La BAD a, dans la note réalisée par ses économistes, décrit la Tunisie comme un pays pendant longtemps considérée comme un «exemple de réussite» sur le continent africain, et qui s’est distinguée par ces avancées dans la réalisation des Objectifs du Millénaire pour le développement avec une moyenne de croissance de 4 à 5% jusqu’en 2010.
Mais ceci n’a pas empêché la révolution dont les causes profondes résident dans les «difficultés quotidiennes auxquelles est confrontée la population et qui ont abouti aux troubles qui se sont produits malgré de présumés progrès sociaux». La Tunisie avait pourtant des notes satisfaisantes en matière de développement humain, occupant la 98ème place sur 182 pays.

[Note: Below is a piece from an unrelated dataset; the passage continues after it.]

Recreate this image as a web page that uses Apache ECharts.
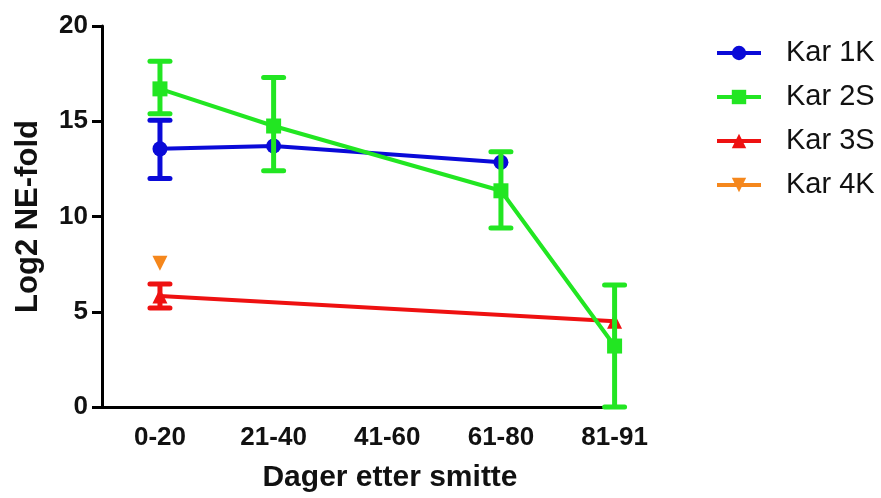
<!DOCTYPE html>
<html>
<head>
<meta charset="utf-8">
<script src="https://cdn.jsdelivr.net/npm/echarts@6/dist/echarts.min.js"></script>
<style>
  html, body { margin: 0; padding: 0; background: #fff; }
  #chart { width: 881px; height: 498px; }
</style>
</head>
<body>
<div id="chart"></div>
<script>
const categories = ['0-20', '21-40', '41-60', '61-80', '81-91'];
const yTicks = [0, 5, 10, 15, 20];
const seriesNames = ['Kar 1K', 'Kar 2S', 'Kar 3S', 'Kar 4K'];

const kar1K     = [13.55, 13.7, null, 12.85, null];
const kar1KLow  = [12.0,  null, null, null,  null];
const kar1KHigh = [15.05, null, null, null,  null];

const kar2S     = [16.7, 14.75, null, 11.35, 3.2];
const kar2SLow  = [15.4, 12.4,  null, 9.4,   0];
const kar2SHigh = [18.15, 17.3, null, 13.4,  6.4];

const kar3S     = [5.83, null, null, null, 4.5];
const kar3SLow  = [5.2,  null, null, null, null];
const kar3SHigh = [6.46, null, null, null, null];

const kar4K     = [7.55, null, null, null, null];

const colors = ['#0a0ad8', '#22e622', '#ee1111', '#f5871c'];
const symbols = ['circle', 'rect', 'triangle', 'triangle'];
const rotates = [0, 0, 0, 180];

function pts(vals) {
  const out = [];
  vals.forEach((v, i) => { if (v !== null) out.push([i, v]); });
  return out;
}
function errs(lows, highs) {
  const out = [];
  lows.forEach((l, i) => { if (l !== null && highs[i] !== null) out.push([i, l, highs[i]]); });
  return out;
}

const values = [kar1K, kar2S, kar3S, kar4K];
const lows = [kar1KLow, kar2SLow, kar3SLow, null];
const highs = [kar1KHigh, kar2SHigh, kar3SHigh, null];
const zs = [2, 5, 3, 4];

const series = [];
values.forEach((vals, k) => {
  series.push({
    name: seriesNames[k],
    type: 'line',
    data: pts(vals),
    symbol: symbols[k],
    symbolRotate: rotates[k],
    symbolSize: 15,
    showSymbol: true,
    color: colors[k],
    lineStyle: { width: 4, color: colors[k] },
    itemStyle: { color: colors[k] },
    z: zs[k],
    clip: false,
    animation: false
  });
  if (lows[k]) {
    series.push({
      type: 'custom',
      data: errs(lows[k], highs[k]),
      z: zs[k],
      clip: false,
      animation: false,
      renderItem: function (params, api) {
        const x = api.value(0);
        const lo = api.coord([x, api.value(1)]);
        const hi = api.coord([x, api.value(2)]);
        const half = 10;
        const style = { stroke: colors[k], lineWidth: 5, lineCap: 'round' };
        return {
          type: 'group',
          children: [
            { type: 'line', shape: { x1: lo[0], y1: lo[1], x2: hi[0], y2: hi[1] }, style: { stroke: colors[k], lineWidth: 5 } },
            { type: 'line', shape: { x1: lo[0] - half, y1: lo[1], x2: lo[0] + half, y2: lo[1] }, style: style },
            { type: 'line', shape: { x1: hi[0] - half, y1: hi[1], x2: hi[0] + half, y2: hi[1] }, style: style }
          ]
        };
      }
    });
  }
});

const chart = echarts.init(document.getElementById('chart'), null, { renderer: 'canvas' });
chart.setOption({
  animation: false,
  backgroundColor: '#ffffff',
  textStyle: { fontFamily: 'Liberation Sans, Arial, sans-serif' },
  grid: { left: 102, right: 263, top: 26, bottom: 88, containLabel: false },
  legend: {
    data: seriesNames,
    orient: 'vertical',
    left: 710,
    top: 33,
    itemWidth: 44,
    itemHeight: 18,
    itemGap: 14,
    lineStyle: { width: 4 },
    textStyle: { fontSize: 29, color: '#111', fontFamily: 'Liberation Sans, Arial, sans-serif', padding: [0, 0, 0, 20], lineHeight: 30 }
  },
  xAxis: {
    type: 'value',
    min: -0.51,
    max: 4.03,
    name: 'Dager etter smitte',
    nameLocation: 'middle',
    nameGap: 56,
    nameTextStyle: { fontSize: 30, fontWeight: 'bold', color: '#111', padding: [0, 0, 0, 60] },
    axisLine: { show: true, lineStyle: { color: '#000', width: 3 } },
    axisTick: { show: false },
    splitLine: { show: false },
    axisLabel: {
      customValues: categories.map((c, i) => i),
      formatter: v => categories[Math.round(v)] || '',
      fontSize: 26, fontWeight: 'bold', color: '#111', margin: 18
    }
  },
  yAxis: {
    type: 'value',
    min: 0,
    max: 20,
    interval: 5,
    name: 'Log2 NE-fold',
    nameLocation: 'middle',
    nameGap: 58,
    nameRotate: 90,
    nameTextStyle: { fontSize: 31, fontWeight: 'bold', color: '#111' },
    axisLine: { show: true, onZero: false, lineStyle: { color: '#000', width: 3 } },
    axisTick: { show: true, length: 10, lineStyle: { color: '#000', width: 3 } },
    splitLine: { show: false },
    axisLabel: {
      customValues: yTicks,
      fontSize: 26, fontWeight: 'bold', color: '#111', margin: 14
    }
  },
  series: series
});
</script>
</body>
</html>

En Afrique, trois pays seulement se classent mieux que la Tunisie (la Libye est 55e, les Seychelles 57e et Maurice 81e). Mais c’est le chômage, resté supérieur à 14%, chez les jeunes diplômés, et accru par un «facteur de 10 au cours des deux dernières décennies atteignant 20% en 2010, qui est le point noir de la Tunisie.
La BAD est toutefois optimiste quant à l’avenir de la Tunisie, dans ses prévisions, elle annonce de grandes promesses apportées par la révolution: «ses fruits à plus long terme pourraient bien être importants du point de la croissance économique ainsi que de l’équité et de la cohésion sociales malgré une situation politique fragile» aujourd’hui.

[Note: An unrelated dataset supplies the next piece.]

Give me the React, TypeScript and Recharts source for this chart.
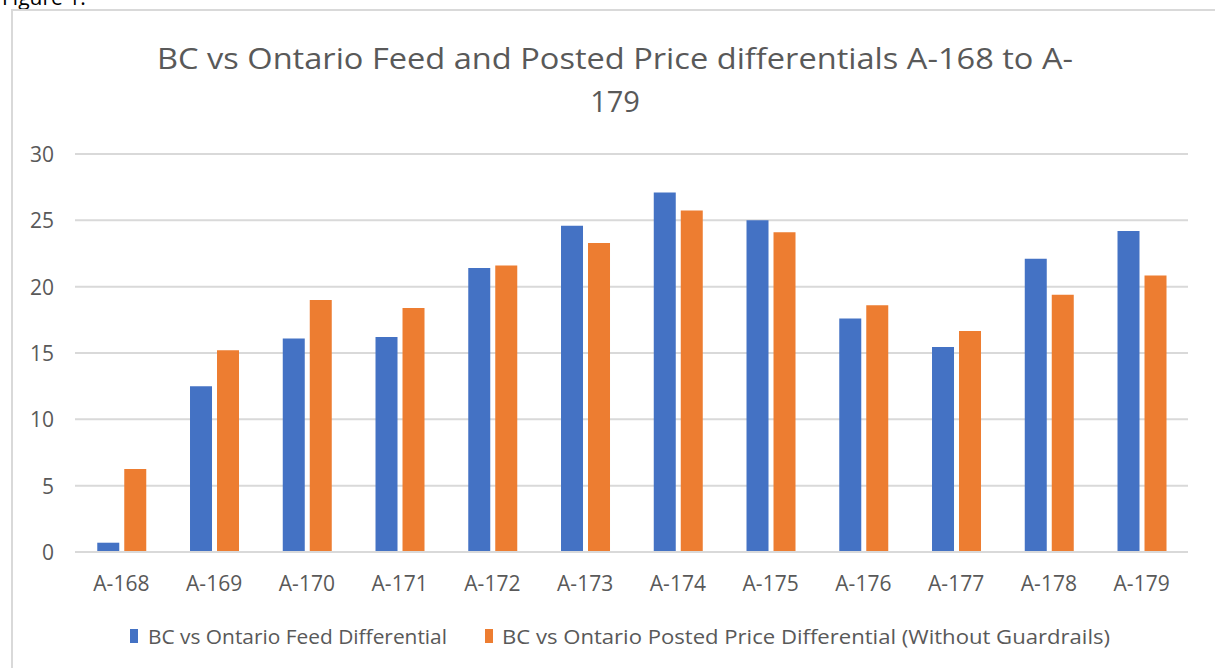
import React from 'react';
import { BarChart, Bar, XAxis, YAxis, CartesianGrid, Legend } from 'recharts';

const categories = ['A-168', 'A-169', 'A-170', 'A-171', 'A-172', 'A-173', 'A-174', 'A-175', 'A-176', 'A-177', 'A-178', 'A-179'];
const feedDifferential = [0.7, 12.5, 16.1, 16.2, 21.4, 24.6, 27.1, 25.0, 17.6, 15.45, 22.1, 24.2];
const postedDifferential = [6.25, 15.2, 19.0, 18.4, 21.6, 23.3, 25.75, 24.1, 18.6, 16.65, 19.4, 20.85];
const yTicks = [0, 5, 10, 15, 20, 25, 30];

const feedName = 'BC vs Ontario Feed Differential';
const postedName = 'BC vs Ontario Posted Price Differential (Without Guardrails)';
const titleLines = ['BC vs Ontario Feed and Posted Price differentials A-168 to A-', '179'];

const data = categories.map((c, i) => ({ name: c, feed: feedDifferential[i], posted: postedDifferential[i] }));

const FONT = '"Open Sans", sans-serif';
const TEXT = '#595959';

const XTick = (props: any) => {
  const { x, y, payload } = props;
  return (
    <text x={x} y={y} textAnchor="middle" dominantBaseline="central" fill={TEXT} fontFamily={FONT} fontSize={21}>
      {payload.value}
    </text>
  );
};

const YTick = (props: any) => {
  const { x, y, payload } = props;
  return (
    <text x={x} y={y} textAnchor="end" dominantBaseline="central" fill={TEXT} fontFamily={FONT} fontSize={21}>
      {payload.value}
    </text>
  );
};

const LegendContent = () => (
  <svg width={1215} height={34} style={{ display: 'block', position: 'relative', left: -15 }}>
    <rect x={130} y={12} width={8} height={14} fill="#4472C4" />
    <text x={148} y={19} dominantBaseline="central" fill={TEXT} fontFamily={FONT} fontSize={20} textLength={299} lengthAdjust="spacingAndGlyphs">
      {feedName}
    </text>
    <rect x={485} y={12} width={8} height={14} fill="#ED7D31" />
    <text x={502} y={19} dominantBaseline="central" fill={TEXT} fontFamily={FONT} fontSize={20} textLength={608} lengthAdjust="spacingAndGlyphs">
      {postedName}
    </text>
  </svg>
);

export default function App() {
  return (
    <div style={{ position: 'fixed', top: 0, left: 0, width: 1215, height: 668, background: '#fff', overflow: 'hidden' }}>
      <div style={{ position: 'absolute', top: -17, left: 2, fontFamily: FONT, fontSize: 21, color: '#000' }}>Figure 1:</div>
      <div style={{ position: 'absolute', top: 9, left: 11, width: 1300, height: 800, border: '2px solid #d9d9d9', boxSizing: 'border-box' }} />
      <svg width={1215} height={140} style={{ position: 'absolute', top: 0, left: 0 }}>
        <text x={615} y={57} textAnchor="middle" dominantBaseline="central" fill={TEXT} fontFamily={FONT} fontSize={29} textLength={916} lengthAdjust="spacingAndGlyphs">
          {titleLines[0]}
        </text>
        <text x={615} y={100} textAnchor="middle" dominantBaseline="central" fill={TEXT} fontFamily={FONT} fontSize={29}>
          {titleLines[1]}
        </text>
      </svg>
      <div style={{ position: 'absolute', top: 0, left: 0 }}>
        <BarChart width={1215} height={668} data={data} margin={{ top: 154, right: 27, left: 15, bottom: 17 }} barCategoryGap="24%" barGap={5}>
          <CartesianGrid vertical={false} stroke="#d9d9d9" strokeWidth={2} />
          <XAxis dataKey="name" axisLine={{ stroke: '#d9d9d9', strokeWidth: 2 }} tickLine={false} tickSize={0} tickMargin={31} height={65} tick={<XTick />} interval={0} />
          <YAxis domain={[0, 30]} ticks={yTicks} axisLine={false} tickLine={false} tickSize={0} tickMargin={21} width={60} tick={<YTick />} />
          <Legend verticalAlign="bottom" height={34} content={<LegendContent />} />
          <Bar dataKey="feed" name={feedName} fill="#4472C4" isAnimationActive={false} />
          <Bar dataKey="posted" name={postedName} fill="#ED7D31" isAnimationActive={false} />
        </BarChart>
      </div>
    </div>
  );
}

Toujours d’après les experts de la BAD, le gouvernement est confronté à court terme à la situation d’urgence immédiate occasionnée par un rétrécissement de la marge de manœuvre financière et des exigences sociales croissantes, tandis que les problèmes liés au chômage des jeunes, aux disparités régionales et à l’exclusion économique ne peuvent rester non résolus. Les autorités ont estimé que lors des récentes perturbations, des pertes de 5 et 8 milliards de dollars (à peu près 4% du PIB) ont été enregistrées, les recettes touristiques fortement touchées, les principaux investissements suspendus et des milliers d’emplois perdus. Au cours du mois de janvier 2011, un montant de 1,8 milliard de dinars a été injecté dans le secteur bancaire pour endiguer un retrait massif.
Mais c’est le prix à payer pour une révolution qui n’est pas des plus coûteuses parmi celles qui ont été réalisées dans le monde n’est ce pas.

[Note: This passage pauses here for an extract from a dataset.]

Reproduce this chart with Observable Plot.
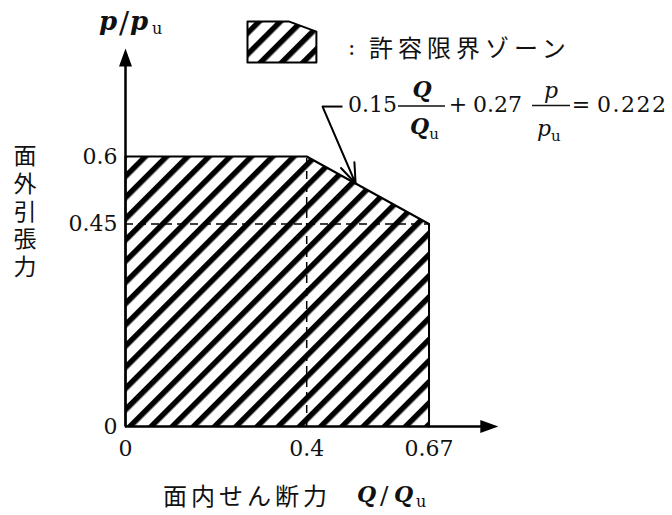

Comme le dit une pub d’une grande compagnie privée de téléphonie, «Bil Mostakbal mitfa-alin» (Nous restons optimistes quant à notre avenir).
Encore faut-il que les élections du 24 juillet se passent sans trop de heurts pour qu’un gouvernement légitime puisse prendre les décisions nécessaires pour mener le pays vers la rive du salut.